This is interesting.

In my experience, I have a PC (under my management) that acts as a (kind of) router (plus few more roles) and runs 24/7. It has no backup electricity. It goes off when WAPDA do blackout and automatically comes back to life when electricity returns. Means, no proper shutdown in last one year (since when I formatted and start running it). It has Windows XP SP3 and I just checked (over the network) and it is still using DMA transfer mode on both of its HDD.

In one year, both HDD got bad-sectors due to abrupt blackouts (both HDDs are second hand and I got them very cheap and they are near their end-life cycle). But still working on DMA transfer mode.

I used to think that it is maybe because I am using Microsoft's native HDD driver for controller. Both HDD are PATA 100 and both has NTFS format, with only one primary partition in each HDD.

[quote=", post:, topic:"]

PS: If somebody more familiar with this stuff can shed some

light on these two modes (PIO/DMA), it would be a great help.

[/quote]

I can explain DMA to you. In a computer system the fastest component is the CPU. Everything else is slower than it. The CPU is also the command and control authority and everything goes through it.

Now even though the other parts are slower than the CPU, the CPU needs them to do anything useful. It needs to load programs and data from the hard disk to actually have something to process. But the problem is that the hard disk, for instance, is an order of magnitude slower than the CPU so micro managing the transfer of data from the HDD to RAM is very time consuming for the CPU.

Direct Memory Access frees the CPU from managing this by allowing devices to directly access main memory. So the CPU just has to give the command to load data into memory and then it goes about its business processing other programs. When the HDD is done the DMA controller will issue an interrupt to alert the CPU that the data or programs have been placed in RAM and are available for processing.

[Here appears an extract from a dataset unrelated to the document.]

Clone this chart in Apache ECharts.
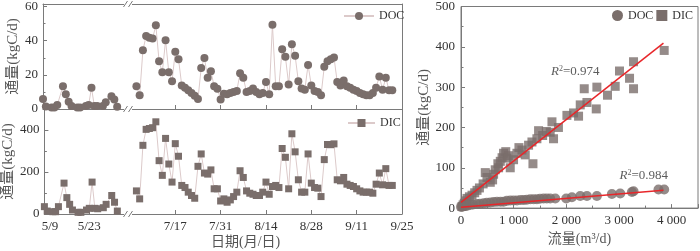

From the Microsoft's KB article (that you have referenced):

http://support.microsoft.com/kb/817472

Quote from above article:

[quote=", post:, topic:"]
Windows XP

This problem was first corrected in Microsoft Windows XP Service Pack 2.

[/quote]

@sheikh_chilli

Dear, are you sure you are using SP2 or SP3?

Minus Some program in startup ..

write in run msconfig

I am using XP/SP2 and since there was some apprehension

(based upon history of initial releases by MS of it's security

patches) about the bugs not completely worked out in SP3,

I have held off employing the security patch 3.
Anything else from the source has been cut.